News - Afghanistan
Thousands of students from Kabul schools lost yet another day of lessons on Sunday as teachers in the capital entered the seventh day of their strike.
Dozens of teachers from around Kabul have gathered for the past week at Habibi High School, where the strike initially started – in protest over what they call President Ashraf Ghani's failure to fulfill his promises to teachers.
Last year in a ceremony marking teacher's day in Kabul, Ghani promised to increase the salaries of teachers and to allot each of them a piece of land within six months – a process which has not happened.
"The government should pay attention to the demands of our teachers because we pay the price," a schoolgirl Beheshta said. "In the next few days, our midterm exams will start and now we don't know what to do."
Dozens of students are also reportedly joining their teachers in the streets.
"The president is responsible for the students that are not studying. He needs to solve the problem," a teacher Farkhunda said.
The protesting teachers continue to warn that as long as their demands are not met, they will continue their strike.
"The president needs to fulfill his promises he made to us because we are in deep trouble in terms of shelter and salaries," a female teacher Massouda Ahmadi complained.

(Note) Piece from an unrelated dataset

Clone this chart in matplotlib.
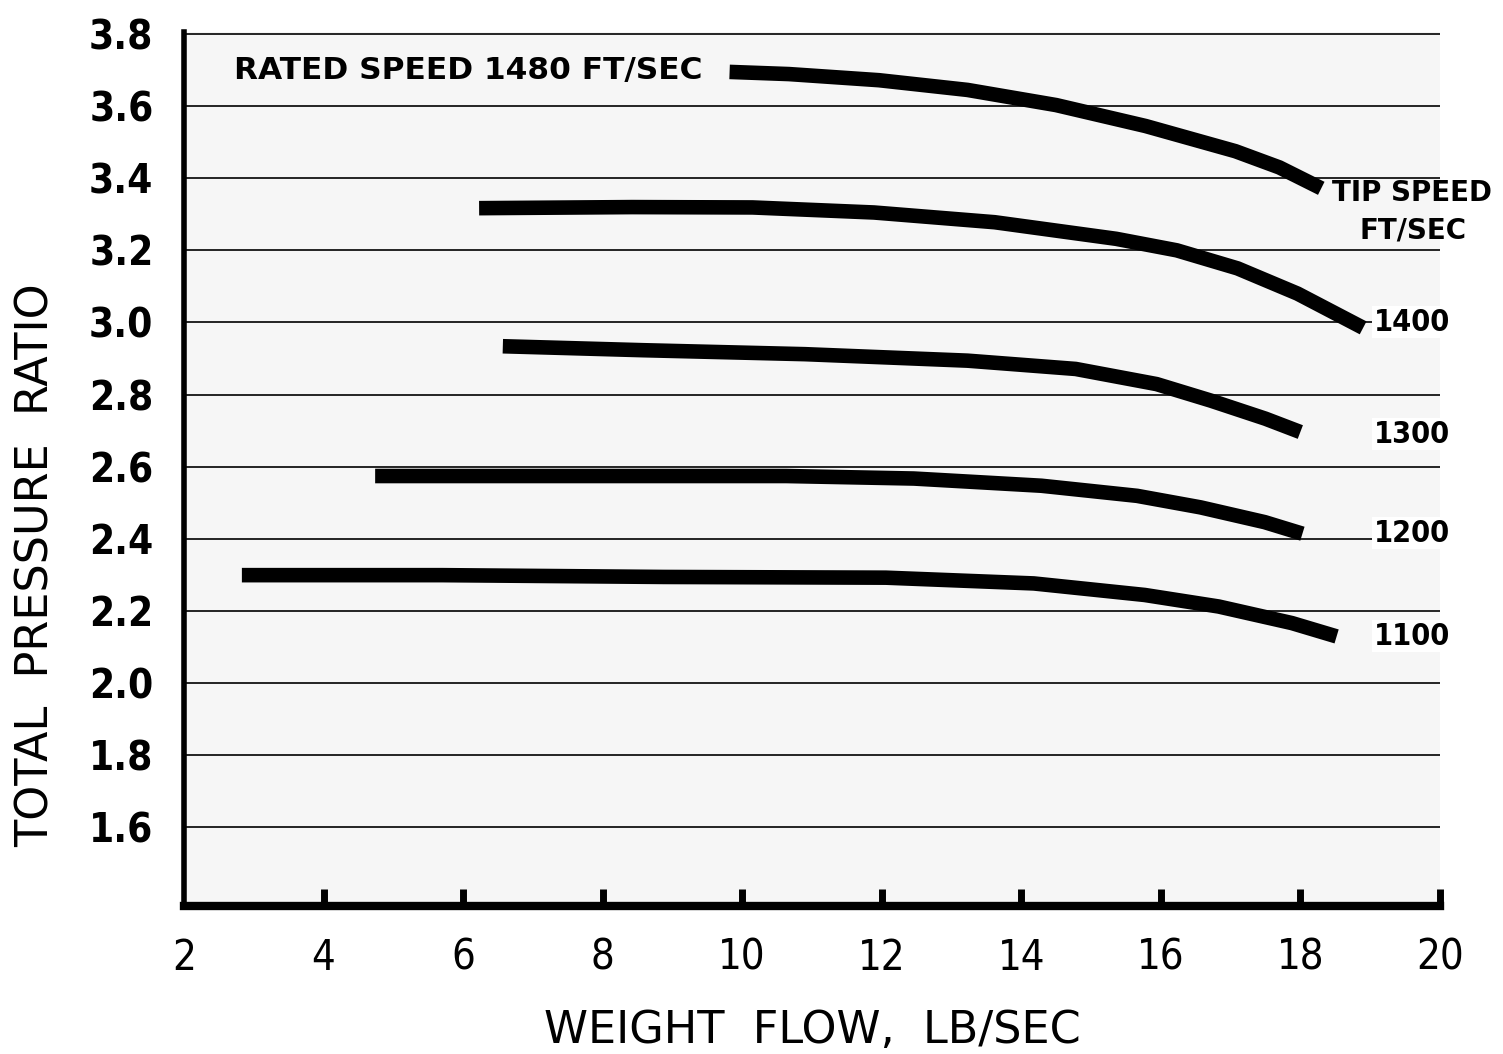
import matplotlib
matplotlib.use("Agg")
import matplotlib.pyplot as plt

# ---- data ----
speed_labels = ["1400", "1300", "1200", "1100"]

flow_1480 = [9.82, 10.67, 11.96, 13.23, 14.5, 15.78, 17.07, 17.7, 18.3]
pr_1480   = [3.695, 3.689, 3.672, 3.645, 3.603, 3.545, 3.475, 3.43, 3.372]

flow_1400 = [6.23, 8.42, 10.15, 11.89, 13.62, 15.36, 16.23, 17.1, 17.96, 18.9]
pr_1400   = [3.317, 3.320, 3.319, 3.305, 3.278, 3.232, 3.20, 3.15, 3.08, 2.985]

flow_1300 = [6.57, 8.58, 10.9, 13.23, 14.78, 15.94, 16.72, 17.5, 18.0]
pr_1300   = [2.934, 2.923, 2.912, 2.894, 2.871, 2.829, 2.783, 2.733, 2.696]

flow_1200 = [4.74, 7.89, 10.63, 12.46, 14.29, 15.66, 16.57, 17.49, 18.03]
pr_1200   = [2.574, 2.574, 2.574, 2.567, 2.547, 2.519, 2.487, 2.446, 2.414]

flow_1100 = [2.83, 5.70, 8.88, 12.06, 14.18, 15.77, 16.83, 17.88, 18.52]
pr_1100   = [2.299, 2.299, 2.294, 2.292, 2.276, 2.244, 2.212, 2.166, 2.129]

x_ticks = [2, 4, 6, 8, 10, 12, 14, 16, 18, 20]
y_ticks = [1.6, 1.8, 2.0, 2.2, 2.4, 2.6, 2.8, 3.0, 3.2, 3.4, 3.6, 3.8]
label_y = [3.0, 2.69, 2.415, 2.13]

fig = plt.figure(figsize=(15.03, 10.54), dpi=100)
ax = fig.add_axes([0.1224, 0.140, 0.8356, 0.8294])
ax.set_facecolor("#f6f6f6")

ax.set_xlim(2, 20)
ax.set_ylim(1.38, 3.805)

lw = 10.5
for fx, py in [(flow_1480, pr_1480), (flow_1400, pr_1400), (flow_1300, pr_1300),
               (flow_1200, pr_1200), (flow_1100, pr_1100)]:
    ax.plot(fx, py, color="black", lw=lw, solid_capstyle="butt",
            solid_joinstyle="round", zorder=3)

# grid lines
for yv in y_ticks:
    ax.axhline(yv, color="black", lw=1.2, zorder=1)

ax.spines["top"].set_visible(False)
ax.spines["right"].set_visible(False)
ax.spines["left"].set_linewidth(4)
ax.spines["bottom"].set_linewidth(6)

ax.set_xticks(x_ticks)
ax.set_xticklabels([str(v) for v in x_ticks])
ax.set_yticks(y_ticks)
ax.set_yticklabels([f"{v:.1f}" for v in y_ticks])

ax.tick_params(axis="x", direction="in", length=12, width=5, pad=22,
               labelsize=30)
ax.tick_params(axis="y", length=0, pad=22, labelsize=29)
for t in ax.get_xticklabels():
    t.set_fontstretch("condensed")
    t.set_fontweight("medium")
for t in ax.get_yticklabels():
    t.set_fontweight("bold")
    t.set_fontstretch("condensed")
ax.xaxis.get_major_ticks()[0].tick1line.set_visible(False)

fig.text(812 / 1503, 1 - 1030 / 1054, "WEIGHT  FLOW,  LB/SEC", fontsize=32,
         ha="center", va="center")
fig.text(36 / 1503, 1 - 565 / 1054, "TOTAL  PRESSURE  RATIO", fontsize=32,
         ha="center", va="center", rotation=90)

ax.text(2.72, 3.70, "RATED SPEED 1480 FT/SEC", fontsize=22.5, fontweight="bold",
        va="center", ha="left", zorder=4)
ax.text(19.6, 3.36, "TIP SPEED", fontsize=20, fontweight="bold",
        va="center", ha="center", clip_on=False)
ax.text(19.62, 3.255, "FT/SEC", fontsize=20, fontweight="bold",
        va="center", ha="center", clip_on=False)
for lab, yv in zip(speed_labels, label_y):
    ax.text(19.6, yv, lab, fontsize=22, fontweight="bold",
            fontstretch="condensed", va="center", ha="center", clip_on=False,
            zorder=4, bbox=dict(facecolor="white", edgecolor="none", pad=1))

fig.savefig("out.png", dpi=100, facecolor="white")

Yesterday, MPs and analysts also criticized the government for what they called the derailing of the education process in a country where most of the population is either uneducated or less educated.
"The president is responsible for this situation because he had promised the teachers a land plot," a teacher Yar Mohammad Jabbarkhail said.
Also, Senator Anarkali Honaryar called on the government to assess the demands of the teachers and put an end to their strike which she believes is a big blow to the country's education.
Based on statistics, currently Afghanistan has more than 200,000 teachers across the country, with the average salary being 7,000 to 13,000 Afghanis a month.